To check roots, you need to take the plant out of its container. The roots in the root bound condition become fragile.
To avoid root damages, you should water the plant 24 hours before the root check. This adds some moisture to the roots and improves their elasticity.
Then on the next day tap on all sides of the plant pot to loosen the soil and gently take the monstera out of its pot.
Closely inspecting the roots, a little bit of root bound is not a problem. But if you see the roots are more like Noodles. This means your monstera is suffering from root bound.
It is hard to take out the plant if you are using clay or terracotta pots. Whereas in plastic pots you can easily pull the plant out.
How to save the life of Root Bound Monstera?
Repotting is the only option left that can save your dying monstera due to root bound. For repotting choose the 2 inches wider pot than the old pot.
The material of the plant pot does not matter. Monstera grows well in all types of plant pots. Choose which is affordable for you.
After that, you need fresh potting soil. The soil must be well-draining and lightweight that give enough room for roots to grow.
Once you collect the good potting soil and wider plant pot.
Then follow the below-repotting steps.
Water your plant 24 hours before repotting to loosen the potting soil
Fill the bottom of the new pot with potting soil to 2 inches
Tap the old pot to take out the plant without any damage. Remove the old soil from the roots. Here you can cut the dry and damaged roots.
To properly remove the old soil, you can rinse them with normal tap water
Then plant the monstera in the new pot and fill it with fresh potting soil
Give water to your plant and stop when it starts coming out of the draining hole. Place it on its location and come back after 30 minutes to empty the saucer.
How to control the monstera growth?
Monstera plants can grow large in size which can be a problem for most growers. Because large plants are not easy to manage.
The first option is to divide the monstera roots and propagate them.
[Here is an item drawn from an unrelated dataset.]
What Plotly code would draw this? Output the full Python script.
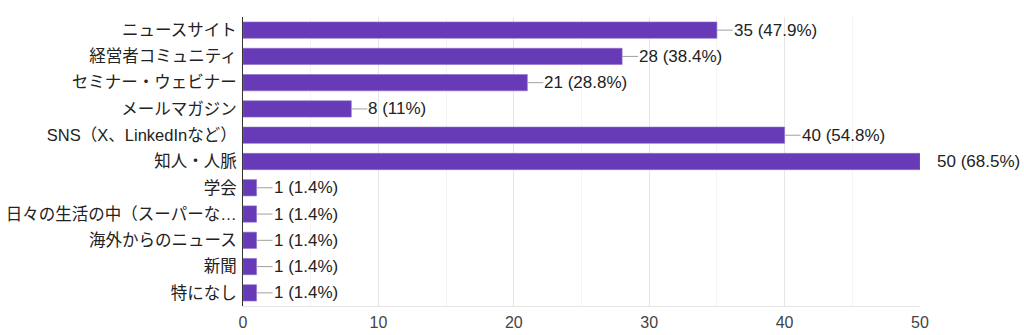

This gives an excellent opportunity to have some more monstera plants.
You can give some of them to our friends and neighbours
Gently take the plant out of its container, remove the potting soil, inspect the roots
Cut the dry and damaged roots with the help of clean and sharp shears
Then place the plant in the new pot and fill it with soil
Give some to the newly potted plant and place the propagated plants in the final location
How to prevent Root Bound in Monsteras?
Root Bound Monsteras can be avoided by repotting this plant on time. In the first few years, you need to repot it once in a year.
Because the new and young plants grow quickly.
The middle-aged or mature plants need repotting because the soil in pots becomes depleted over time.
To refresh the growing environment, you need to repot them in the new soil. This repotting must happen once in 3 years.
Give proper care and attention to your monstera to avoid root bound in monsteras. These plants are very beautiful and can be grown easily in all types of growing environments.